* [GIVEN INSTRUCTION]: Repeat, exactly and completely, the material that follows. Omit the pictures.

* [MATERIAL PROVIDED]:
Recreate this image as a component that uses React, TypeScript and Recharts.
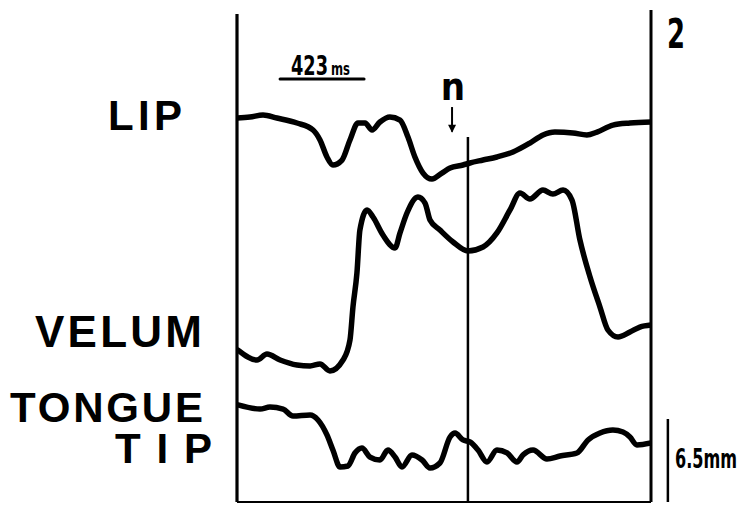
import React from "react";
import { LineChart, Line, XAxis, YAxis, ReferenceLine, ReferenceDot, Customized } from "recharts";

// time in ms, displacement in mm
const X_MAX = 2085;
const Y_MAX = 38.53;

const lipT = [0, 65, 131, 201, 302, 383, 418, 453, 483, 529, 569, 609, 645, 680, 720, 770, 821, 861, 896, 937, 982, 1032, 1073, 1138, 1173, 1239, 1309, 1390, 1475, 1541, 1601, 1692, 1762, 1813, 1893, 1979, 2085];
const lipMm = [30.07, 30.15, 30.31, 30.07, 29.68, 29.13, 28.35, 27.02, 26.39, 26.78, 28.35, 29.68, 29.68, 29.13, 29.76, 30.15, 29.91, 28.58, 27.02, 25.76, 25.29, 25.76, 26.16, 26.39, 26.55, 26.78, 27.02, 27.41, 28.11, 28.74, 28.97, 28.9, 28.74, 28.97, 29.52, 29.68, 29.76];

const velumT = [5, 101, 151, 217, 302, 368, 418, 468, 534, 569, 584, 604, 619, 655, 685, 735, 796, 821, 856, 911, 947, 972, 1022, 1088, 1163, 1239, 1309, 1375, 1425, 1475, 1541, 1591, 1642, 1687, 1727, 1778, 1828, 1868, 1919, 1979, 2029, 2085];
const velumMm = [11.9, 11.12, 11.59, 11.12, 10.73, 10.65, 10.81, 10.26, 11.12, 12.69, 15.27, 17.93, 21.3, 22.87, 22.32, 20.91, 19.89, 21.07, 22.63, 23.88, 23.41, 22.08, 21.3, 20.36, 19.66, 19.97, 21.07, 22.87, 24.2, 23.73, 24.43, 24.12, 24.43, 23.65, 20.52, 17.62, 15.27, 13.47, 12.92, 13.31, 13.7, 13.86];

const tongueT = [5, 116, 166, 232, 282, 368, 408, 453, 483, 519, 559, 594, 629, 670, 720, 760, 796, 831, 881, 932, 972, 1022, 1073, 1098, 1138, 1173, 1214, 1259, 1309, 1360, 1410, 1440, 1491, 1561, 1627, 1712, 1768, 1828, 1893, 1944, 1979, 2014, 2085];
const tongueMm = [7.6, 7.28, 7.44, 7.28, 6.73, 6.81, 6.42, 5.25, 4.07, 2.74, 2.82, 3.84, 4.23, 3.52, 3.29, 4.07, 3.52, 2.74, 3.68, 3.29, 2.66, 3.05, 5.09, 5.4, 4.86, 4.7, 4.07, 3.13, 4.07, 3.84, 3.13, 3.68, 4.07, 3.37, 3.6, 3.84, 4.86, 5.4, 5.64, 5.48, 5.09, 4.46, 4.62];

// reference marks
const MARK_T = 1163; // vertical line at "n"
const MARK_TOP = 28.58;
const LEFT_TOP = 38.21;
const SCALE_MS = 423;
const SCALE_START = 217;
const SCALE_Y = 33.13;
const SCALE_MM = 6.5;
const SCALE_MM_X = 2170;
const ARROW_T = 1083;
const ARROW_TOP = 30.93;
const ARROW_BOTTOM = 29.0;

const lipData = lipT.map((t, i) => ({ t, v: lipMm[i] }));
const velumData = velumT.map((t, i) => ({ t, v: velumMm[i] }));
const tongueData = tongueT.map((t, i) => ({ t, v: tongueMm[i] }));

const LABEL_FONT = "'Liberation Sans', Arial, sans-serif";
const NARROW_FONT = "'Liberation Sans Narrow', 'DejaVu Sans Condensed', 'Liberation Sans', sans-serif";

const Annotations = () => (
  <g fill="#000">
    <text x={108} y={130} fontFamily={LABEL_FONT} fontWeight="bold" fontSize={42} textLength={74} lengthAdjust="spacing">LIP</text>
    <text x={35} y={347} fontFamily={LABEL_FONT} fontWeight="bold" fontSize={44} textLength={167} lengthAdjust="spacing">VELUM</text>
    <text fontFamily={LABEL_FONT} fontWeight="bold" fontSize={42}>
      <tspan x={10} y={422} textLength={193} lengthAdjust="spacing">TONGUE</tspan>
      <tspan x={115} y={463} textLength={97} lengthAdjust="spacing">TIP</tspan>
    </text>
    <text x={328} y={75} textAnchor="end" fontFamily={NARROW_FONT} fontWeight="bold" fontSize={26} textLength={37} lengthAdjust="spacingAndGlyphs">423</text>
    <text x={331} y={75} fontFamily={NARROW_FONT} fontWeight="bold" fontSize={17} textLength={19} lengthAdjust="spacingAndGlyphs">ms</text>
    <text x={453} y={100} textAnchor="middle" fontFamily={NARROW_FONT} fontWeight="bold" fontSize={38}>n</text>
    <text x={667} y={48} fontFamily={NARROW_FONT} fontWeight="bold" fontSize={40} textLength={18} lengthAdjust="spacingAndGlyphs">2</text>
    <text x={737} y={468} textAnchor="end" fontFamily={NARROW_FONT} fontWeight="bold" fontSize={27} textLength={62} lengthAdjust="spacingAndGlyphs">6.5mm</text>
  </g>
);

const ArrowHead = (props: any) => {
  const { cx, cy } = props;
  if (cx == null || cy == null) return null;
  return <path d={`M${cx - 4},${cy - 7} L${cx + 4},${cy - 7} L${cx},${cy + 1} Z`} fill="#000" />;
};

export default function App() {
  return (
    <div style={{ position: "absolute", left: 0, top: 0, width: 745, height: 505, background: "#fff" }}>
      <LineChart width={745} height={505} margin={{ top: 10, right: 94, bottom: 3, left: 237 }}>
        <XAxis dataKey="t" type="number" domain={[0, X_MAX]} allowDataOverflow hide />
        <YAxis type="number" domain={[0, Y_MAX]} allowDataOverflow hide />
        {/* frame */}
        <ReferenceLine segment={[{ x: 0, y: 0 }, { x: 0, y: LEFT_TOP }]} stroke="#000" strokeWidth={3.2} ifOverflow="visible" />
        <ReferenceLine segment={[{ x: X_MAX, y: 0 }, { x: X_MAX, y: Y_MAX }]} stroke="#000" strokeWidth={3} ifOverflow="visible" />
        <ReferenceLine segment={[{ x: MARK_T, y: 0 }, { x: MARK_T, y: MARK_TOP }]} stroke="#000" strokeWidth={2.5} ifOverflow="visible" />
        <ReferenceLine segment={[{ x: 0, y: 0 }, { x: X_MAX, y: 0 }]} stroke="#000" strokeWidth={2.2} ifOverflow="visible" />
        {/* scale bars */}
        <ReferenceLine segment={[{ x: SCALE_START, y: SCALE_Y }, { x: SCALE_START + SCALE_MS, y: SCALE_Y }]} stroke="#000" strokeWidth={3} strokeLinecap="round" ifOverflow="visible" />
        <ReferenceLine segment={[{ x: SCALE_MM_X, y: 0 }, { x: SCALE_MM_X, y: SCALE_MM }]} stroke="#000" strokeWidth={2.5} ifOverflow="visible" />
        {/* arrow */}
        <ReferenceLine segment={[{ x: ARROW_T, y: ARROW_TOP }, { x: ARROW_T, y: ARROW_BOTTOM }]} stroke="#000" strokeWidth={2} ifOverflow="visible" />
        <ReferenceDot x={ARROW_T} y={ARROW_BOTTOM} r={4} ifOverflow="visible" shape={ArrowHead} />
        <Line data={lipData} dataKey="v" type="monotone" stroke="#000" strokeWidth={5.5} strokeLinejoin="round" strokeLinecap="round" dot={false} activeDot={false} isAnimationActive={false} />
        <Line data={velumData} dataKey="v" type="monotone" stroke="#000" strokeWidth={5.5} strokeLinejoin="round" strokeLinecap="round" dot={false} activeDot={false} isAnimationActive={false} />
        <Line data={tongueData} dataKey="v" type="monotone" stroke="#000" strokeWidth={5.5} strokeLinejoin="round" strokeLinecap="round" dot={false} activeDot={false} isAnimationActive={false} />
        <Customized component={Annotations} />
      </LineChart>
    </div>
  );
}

* [THE OUTPUT]:
Recreate this image as a component that uses React, TypeScript and Recharts.
import React from "react";
import { LineChart, Line, XAxis, YAxis, ReferenceLine, ReferenceDot, Customized } from "recharts";

// time in ms, displacement in mm
const X_MAX = 2085;
const Y_MAX = 38.53;

const lipT = [0, 65, 131, 201, 302, 383, 418, 453, 483, 529, 569, 609, 645, 680, 720, 770, 821, 861, 896, 937, 982, 1032, 1073, 1138, 1173, 1239, 1309, 1390, 1475, 1541, 1601, 1692, 1762, 1813, 1893, 1979, 2085];
const lipMm = [30.07, 30.15, 30.31, 30.07, 29.68, 29.13, 28.35, 27.02, 26.39, 26.78, 28.35, 29.68, 29.68, 29.13, 29.76, 30.15, 29.91, 28.58, 27.02, 25.76, 25.29, 25.76, 26.16, 26.39, 26.55, 26.78, 27.02, 27.41, 28.11, 28.74, 28.97, 28.9, 28.74, 28.97, 29.52, 29.68, 29.76];

const velumT = [5, 101, 151, 217, 302, 368, 418, 468, 534, 569, 584, 604, 619, 655, 685, 735, 796, 821, 856, 911, 947, 972, 1022, 1088, 1163, 1239, 1309, 1375, 1425, 1475, 1541, 1591, 1642, 1687, 1727, 1778, 1828, 1868, 1919, 1979, 2029, 2085];
const velumMm = [11.9, 11.12, 11.59, 11.12, 10.73, 10.65, 10.81, 10.26, 11.12, 12.69, 15.27, 17.93, 21.3, 22.87, 22.32, 20.91, 19.89, 21.07, 22.63, 23.88, 23.41, 22.08, 21.3, 20.36, 19.66, 19.97, 21.07, 22.87, 24.2, 23.73, 24.43, 24.12, 24.43, 23.65, 20.52, 17.62, 15.27, 13.47, 12.92, 13.31, 13.7, 13.86];

const tongueT = [5, 116, 166, 232, 282, 368, 408, 453, 483, 519, 559, 594, 629, 670, 720, 760, 796, 831, 881, 932, 972, 1022, 1073, 1098, 1138, 1173, 1214, 1259, 1309, 1360, 1410, 1440, 1491, 1561, 1627, 1712, 1768, 1828, 1893, 1944, 1979, 2014, 2085];
const tongueMm = [7.6, 7.28, 7.44, 7.28, 6.73, 6.81, 6.42, 5.25, 4.07, 2.74, 2.82, 3.84, 4.23, 3.52, 3.29, 4.07, 3.52, 2.74, 3.68, 3.29, 2.66, 3.05, 5.09, 5.4, 4.86, 4.7, 4.07, 3.13, 4.07, 3.84, 3.13, 3.68, 4.07, 3.37, 3.6, 3.84, 4.86, 5.4, 5.64, 5.48, 5.09, 4.46, 4.62];

// reference marks
const MARK_T = 1163; // vertical line at "n"
const MARK_TOP = 28.58;
const LEFT_TOP = 38.21;
const SCALE_MS = 423;
const SCALE_START = 217;
const SCALE_Y = 33.13;
const SCALE_MM = 6.5;
const SCALE_MM_X = 2170;
const ARROW_T = 1083;
const ARROW_TOP = 30.93;
const ARROW_BOTTOM = 29.0;

const lipData = lipT.map((t, i) => ({ t, v: lipMm[i] }));
const velumData = velumT.map((t, i) => ({ t, v: velumMm[i] }));
const tongueData = tongueT.map((t, i) => ({ t, v: tongueMm[i] }));

const LABEL_FONT = "'Liberation Sans', Arial, sans-serif";
const NARROW_FONT = "'Liberation Sans Narrow', 'DejaVu Sans Condensed', 'Liberation Sans', sans-serif";

const Annotations = () => (
  <g fill="#000">
    <text x={108} y={130} fontFamily={LABEL_FONT} fontWeight="bold" fontSize={42} textLength={74} lengthAdjust="spacing">LIP</text>
    <text x={35} y={347} fontFamily={LABEL_FONT} fontWeight="bold" fontSize={44} textLength={167} lengthAdjust="spacing">VELUM</text>
    <text fontFamily={LABEL_FONT} fontWeight="bold" fontSize={42}>
      <tspan x={10} y={422} textLength={193} lengthAdjust="spacing">TONGUE</tspan>
      <tspan x={115} y={463} textLength={97} lengthAdjust="spacing">TIP</tspan>
    </text>
    <text x={328} y={75} textAnchor="end" fontFamily={NARROW_FONT} fontWeight="bold" fontSize={26} textLength={37} lengthAdjust="spacingAndGlyphs">423</text>
    <text x={331} y={75} fontFamily={NARROW_FONT} fontWeight="bold" fontSize={17} textLength={19} lengthAdjust="spacingAndGlyphs">ms</text>
    <text x={453} y={100} textAnchor="middle" fontFamily={NARROW_FONT} fontWeight="bold" fontSize={38}>n</text>
    <text x={667} y={48} fontFamily={NARROW_FONT} fontWeight="bold" fontSize={40} textLength={18} lengthAdjust="spacingAndGlyphs">2</text>
    <text x={737} y={468} textAnchor="end" fontFamily={NARROW_FONT} fontWeight="bold" fontSize={27} textLength={62} lengthAdjust="spacingAndGlyphs">6.5mm</text>
  </g>
);

const ArrowHead = (props: any) => {
  const { cx, cy } = props;
  if (cx == null || cy == null) return null;
  return <path d={`M${cx - 4},${cy - 7} L${cx + 4},${cy - 7} L${cx},${cy + 1} Z`} fill="#000" />;
};

export default function App() {
  return (
    <div style={{ position: "absolute", left: 0, top: 0, width: 745, height: 505, background: "#fff" }}>
      <LineChart width={745} height={505} margin={{ top: 10, right: 94, bottom: 3, left: 237 }}>
        <XAxis dataKey="t" type="number" domain={[0, X_MAX]} allowDataOverflow hide />
        <YAxis type="number" domain={[0, Y_MAX]} allowDataOverflow hide />
        {/* frame */}
        <ReferenceLine segment={[{ x: 0, y: 0 }, { x: 0, y: LEFT_TOP }]} stroke="#000" strokeWidth={3.2} ifOverflow="visible" />
        <ReferenceLine segment={[{ x: X_MAX, y: 0 }, { x: X_MAX, y: Y_MAX }]} stroke="#000" strokeWidth={3} ifOverflow="visible" />
        <ReferenceLine segment={[{ x: MARK_T, y: 0 }, { x: MARK_T, y: MARK_TOP }]} stroke="#000" strokeWidth={2.5} ifOverflow="visible" />
        <ReferenceLine segment={[{ x: 0, y: 0 }, { x: X_MAX, y: 0 }]} stroke="#000" strokeWidth={2.2} ifOverflow="visible" />
        {/* scale bars */}
        <ReferenceLine segment={[{ x: SCALE_START, y: SCALE_Y }, { x: SCALE_START + SCALE_MS, y: SCALE_Y }]} stroke="#000" strokeWidth={3} strokeLinecap="round" ifOverflow="visible" />
        <ReferenceLine segment={[{ x: SCALE_MM_X, y: 0 }, { x: SCALE_MM_X, y: SCALE_MM }]} stroke="#000" strokeWidth={2.5} ifOverflow="visible" />
        {/* arrow */}
        <ReferenceLine segment={[{ x: ARROW_T, y: ARROW_TOP }, { x: ARROW_T, y: ARROW_BOTTOM }]} stroke="#000" strokeWidth={2} ifOverflow="visible" />
        <ReferenceDot x={ARROW_T} y={ARROW_BOTTOM} r={4} ifOverflow="visible" shape={ArrowHead} />
        <Line data={lipData} dataKey="v" type="monotone" stroke="#000" strokeWidth={5.5} strokeLinejoin="round" strokeLinecap="round" dot={false} activeDot={false} isAnimationActive={false} />
        <Line data={velumData} dataKey="v" type="monotone" stroke="#000" strokeWidth={5.5} strokeLinejoin="round" strokeLinecap="round" dot={false} activeDot={false} isAnimationActive={false} />
        <Line data={tongueData} dataKey="v" type="monotone" stroke="#000" strokeWidth={5.5} strokeLinejoin="round" strokeLinecap="round" dot={false} activeDot={false} isAnimationActive={false} />
        <Customized component={Annotations} />
      </LineChart>
    </div>
  );
}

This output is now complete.